(TASK BRIEF)
Copy out the lines of the records below, and only those lines, from the one with "Write the Plotly code for this chart." through the one with "Sans, Arial, Noto", exactly as they appear.

(RECORD LIST)
+-------+

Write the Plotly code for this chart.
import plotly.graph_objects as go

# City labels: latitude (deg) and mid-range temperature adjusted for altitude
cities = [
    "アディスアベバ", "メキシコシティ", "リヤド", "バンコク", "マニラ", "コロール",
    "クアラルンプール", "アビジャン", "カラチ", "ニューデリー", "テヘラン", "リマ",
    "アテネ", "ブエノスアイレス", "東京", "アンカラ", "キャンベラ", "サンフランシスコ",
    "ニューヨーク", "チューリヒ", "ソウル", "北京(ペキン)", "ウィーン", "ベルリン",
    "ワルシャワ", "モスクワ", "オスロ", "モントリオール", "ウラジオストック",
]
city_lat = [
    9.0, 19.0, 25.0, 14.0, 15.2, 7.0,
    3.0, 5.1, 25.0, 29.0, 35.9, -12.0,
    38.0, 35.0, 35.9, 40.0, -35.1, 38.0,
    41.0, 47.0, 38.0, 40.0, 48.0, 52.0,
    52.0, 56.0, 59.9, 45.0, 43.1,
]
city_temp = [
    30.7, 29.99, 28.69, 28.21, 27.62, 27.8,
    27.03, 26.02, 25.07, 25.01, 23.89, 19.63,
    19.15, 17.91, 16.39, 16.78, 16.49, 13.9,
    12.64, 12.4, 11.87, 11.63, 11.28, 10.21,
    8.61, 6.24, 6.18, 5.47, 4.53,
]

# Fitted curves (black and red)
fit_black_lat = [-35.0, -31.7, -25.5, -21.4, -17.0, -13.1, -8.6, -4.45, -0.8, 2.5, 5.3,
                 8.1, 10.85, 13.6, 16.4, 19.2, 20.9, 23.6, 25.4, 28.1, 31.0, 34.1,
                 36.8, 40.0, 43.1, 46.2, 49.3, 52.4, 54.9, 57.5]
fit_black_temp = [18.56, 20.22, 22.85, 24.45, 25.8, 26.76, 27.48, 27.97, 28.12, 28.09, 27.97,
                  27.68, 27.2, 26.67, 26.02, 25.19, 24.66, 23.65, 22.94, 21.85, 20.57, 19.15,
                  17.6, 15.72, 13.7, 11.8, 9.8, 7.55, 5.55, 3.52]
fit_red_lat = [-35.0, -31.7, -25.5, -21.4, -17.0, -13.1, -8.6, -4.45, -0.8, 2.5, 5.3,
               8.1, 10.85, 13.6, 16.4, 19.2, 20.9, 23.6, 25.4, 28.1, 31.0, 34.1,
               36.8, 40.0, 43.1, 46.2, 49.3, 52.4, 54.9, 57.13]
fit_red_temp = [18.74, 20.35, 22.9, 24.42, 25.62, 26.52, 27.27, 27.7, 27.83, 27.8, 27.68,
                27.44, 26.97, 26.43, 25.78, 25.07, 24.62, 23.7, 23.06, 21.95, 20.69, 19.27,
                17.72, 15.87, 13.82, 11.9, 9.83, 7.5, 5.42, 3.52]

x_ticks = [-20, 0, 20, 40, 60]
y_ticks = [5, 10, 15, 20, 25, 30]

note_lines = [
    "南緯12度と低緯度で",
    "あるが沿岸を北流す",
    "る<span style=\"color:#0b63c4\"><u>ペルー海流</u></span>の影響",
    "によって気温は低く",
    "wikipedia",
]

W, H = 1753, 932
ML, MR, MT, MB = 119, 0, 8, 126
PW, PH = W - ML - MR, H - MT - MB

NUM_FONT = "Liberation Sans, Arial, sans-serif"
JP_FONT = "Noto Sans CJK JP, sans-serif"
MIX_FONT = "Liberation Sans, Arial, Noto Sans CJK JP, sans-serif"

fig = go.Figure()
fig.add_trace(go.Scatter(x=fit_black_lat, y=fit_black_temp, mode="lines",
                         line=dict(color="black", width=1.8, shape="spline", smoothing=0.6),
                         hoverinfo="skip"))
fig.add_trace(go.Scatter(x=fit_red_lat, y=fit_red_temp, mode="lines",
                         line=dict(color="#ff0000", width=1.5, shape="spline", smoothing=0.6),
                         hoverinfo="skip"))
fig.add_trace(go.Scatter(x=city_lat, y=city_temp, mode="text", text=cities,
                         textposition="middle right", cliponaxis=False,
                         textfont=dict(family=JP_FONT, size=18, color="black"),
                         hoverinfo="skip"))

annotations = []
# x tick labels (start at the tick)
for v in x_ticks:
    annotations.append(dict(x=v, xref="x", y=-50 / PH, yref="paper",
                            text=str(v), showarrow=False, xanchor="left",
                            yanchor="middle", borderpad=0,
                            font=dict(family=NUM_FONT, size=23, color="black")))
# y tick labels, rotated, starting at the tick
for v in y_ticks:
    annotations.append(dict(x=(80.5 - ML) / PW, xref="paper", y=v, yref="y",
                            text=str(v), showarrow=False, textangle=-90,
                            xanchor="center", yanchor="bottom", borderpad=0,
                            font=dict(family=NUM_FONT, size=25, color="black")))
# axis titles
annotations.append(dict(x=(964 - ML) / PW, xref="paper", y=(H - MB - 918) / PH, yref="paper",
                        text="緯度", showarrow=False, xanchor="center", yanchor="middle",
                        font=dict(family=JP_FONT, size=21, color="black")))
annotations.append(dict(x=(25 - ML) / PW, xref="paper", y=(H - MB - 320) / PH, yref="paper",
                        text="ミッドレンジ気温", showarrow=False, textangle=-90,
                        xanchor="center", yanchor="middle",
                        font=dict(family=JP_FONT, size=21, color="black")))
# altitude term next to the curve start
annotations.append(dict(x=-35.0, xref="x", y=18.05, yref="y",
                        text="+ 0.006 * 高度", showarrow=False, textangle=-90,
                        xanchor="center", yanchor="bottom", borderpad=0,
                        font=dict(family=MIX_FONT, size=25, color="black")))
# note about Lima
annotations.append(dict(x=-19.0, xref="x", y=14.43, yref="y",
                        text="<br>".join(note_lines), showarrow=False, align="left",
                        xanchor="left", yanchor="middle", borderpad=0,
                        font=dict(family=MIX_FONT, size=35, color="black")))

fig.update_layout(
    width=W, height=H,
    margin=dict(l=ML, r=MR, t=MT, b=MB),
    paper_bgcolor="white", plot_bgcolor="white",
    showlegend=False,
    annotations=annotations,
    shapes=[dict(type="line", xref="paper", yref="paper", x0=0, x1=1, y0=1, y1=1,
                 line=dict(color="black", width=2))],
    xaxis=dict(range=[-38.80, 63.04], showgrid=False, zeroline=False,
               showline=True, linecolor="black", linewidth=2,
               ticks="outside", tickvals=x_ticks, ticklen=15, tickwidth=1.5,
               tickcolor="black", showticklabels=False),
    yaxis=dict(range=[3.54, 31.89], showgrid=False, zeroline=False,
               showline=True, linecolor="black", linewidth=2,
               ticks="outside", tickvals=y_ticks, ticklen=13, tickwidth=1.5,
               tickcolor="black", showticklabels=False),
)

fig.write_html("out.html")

+-------+

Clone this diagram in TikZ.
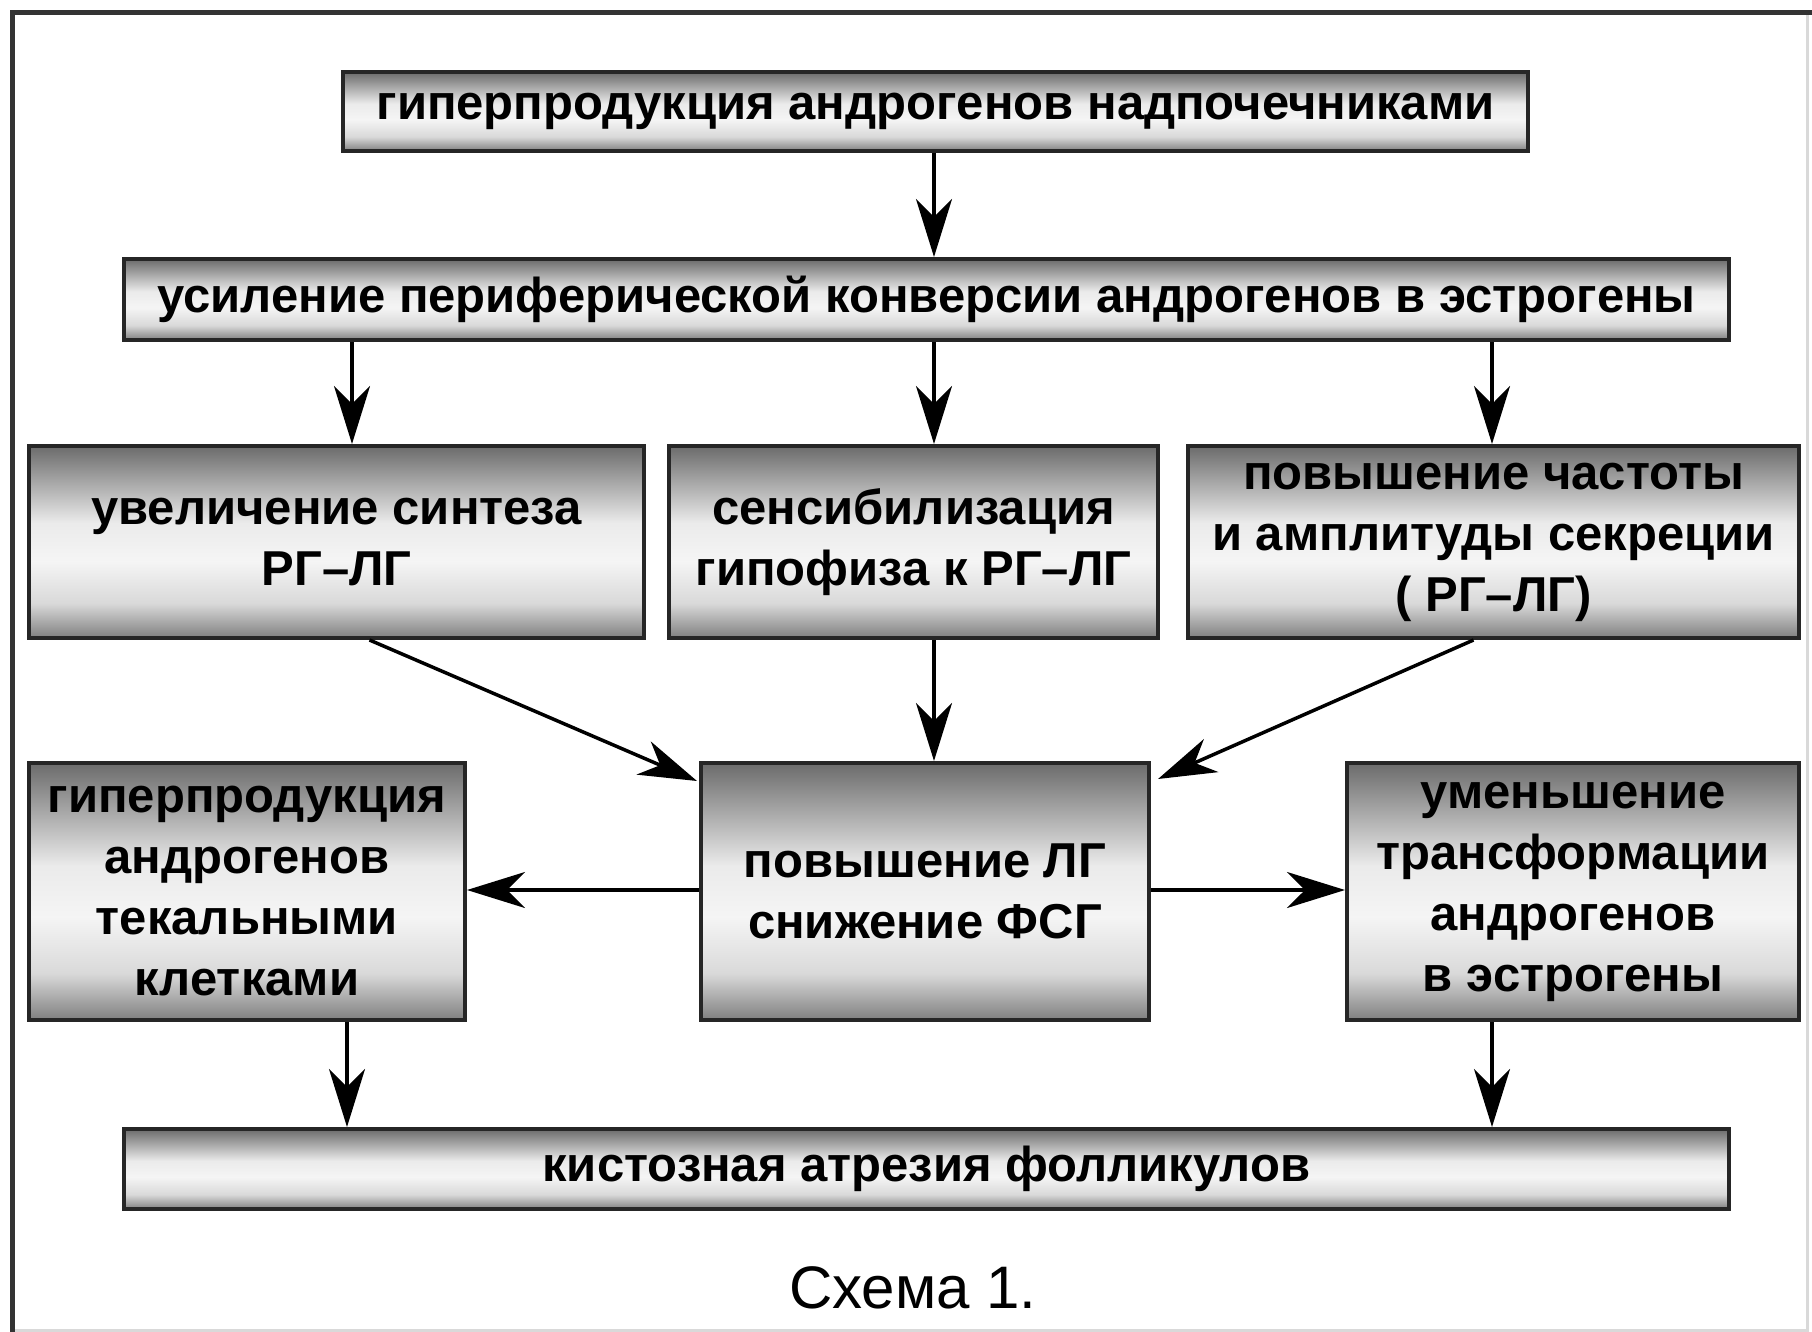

+-------+

(ANSWER)
Write the Plotly code for this chart.
import plotly.graph_objects as go

# City labels: latitude (deg) and mid-range temperature adjusted for altitude
cities = [
    "アディスアベバ", "メキシコシティ", "リヤド", "バンコク", "マニラ", "コロール",
    "クアラルンプール", "アビジャン", "カラチ", "ニューデリー", "テヘラン", "リマ",
    "アテネ", "ブエノスアイレス", "東京", "アンカラ", "キャンベラ", "サンフランシスコ",
    "ニューヨーク", "チューリヒ", "ソウル", "北京(ペキン)", "ウィーン", "ベルリン",
    "ワルシャワ", "モスクワ", "オスロ", "モントリオール", "ウラジオストック",
]
city_lat = [
    9.0, 19.0, 25.0, 14.0, 15.2, 7.0,
    3.0, 5.1, 25.0, 29.0, 35.9, -12.0,
    38.0, 35.0, 35.9, 40.0, -35.1, 38.0,
    41.0, 47.0, 38.0, 40.0, 48.0, 52.0,
    52.0, 56.0, 59.9, 45.0, 43.1,
]
city_temp = [
    30.7, 29.99, 28.69, 28.21, 27.62, 27.8,
    27.03, 26.02, 25.07, 25.01, 23.89, 19.63,
    19.15, 17.91, 16.39, 16.78, 16.49, 13.9,
    12.64, 12.4, 11.87, 11.63, 11.28, 10.21,
    8.61, 6.24, 6.18, 5.47, 4.53,
]

# Fitted curves (black and red)
fit_black_lat = [-35.0, -31.7, -25.5, -21.4, -17.0, -13.1, -8.6, -4.45, -0.8, 2.5, 5.3,
                 8.1, 10.85, 13.6, 16.4, 19.2, 20.9, 23.6, 25.4, 28.1, 31.0, 34.1,
                 36.8, 40.0, 43.1, 46.2, 49.3, 52.4, 54.9, 57.5]
fit_black_temp = [18.56, 20.22, 22.85, 24.45, 25.8, 26.76, 27.48, 27.97, 28.12, 28.09, 27.97,
                  27.68, 27.2, 26.67, 26.02, 25.19, 24.66, 23.65, 22.94, 21.85, 20.57, 19.15,
                  17.6, 15.72, 13.7, 11.8, 9.8, 7.55, 5.55, 3.52]
fit_red_lat = [-35.0, -31.7, -25.5, -21.4, -17.0, -13.1, -8.6, -4.45, -0.8, 2.5, 5.3,
               8.1, 10.85, 13.6, 16.4, 19.2, 20.9, 23.6, 25.4, 28.1, 31.0, 34.1,
               36.8, 40.0, 43.1, 46.2, 49.3, 52.4, 54.9, 57.13]
fit_red_temp = [18.74, 20.35, 22.9, 24.42, 25.62, 26.52, 27.27, 27.7, 27.83, 27.8, 27.68,
                27.44, 26.97, 26.43, 25.78, 25.07, 24.62, 23.7, 23.06, 21.95, 20.69, 19.27,
                17.72, 15.87, 13.82, 11.9, 9.83, 7.5, 5.42, 3.52]

x_ticks = [-20, 0, 20, 40, 60]
y_ticks = [5, 10, 15, 20, 25, 30]

note_lines = [
    "南緯12度と低緯度で",
    "あるが沿岸を北流す",
    "る<span style=\"color:#0b63c4\"><u>ペルー海流</u></span>の影響",
    "によって気温は低く",
    "wikipedia",
]

W, H = 1753, 932
ML, MR, MT, MB = 119, 0, 8, 126
PW, PH = W - ML - MR, H - MT - MB

NUM_FONT = "Liberation Sans, Arial, sans-serif"
JP_FONT = "Noto Sans CJK JP, sans-serif"
MIX_FONT = "Liberation Sans, Arial, Noto Sans CJK JP, sans-serif"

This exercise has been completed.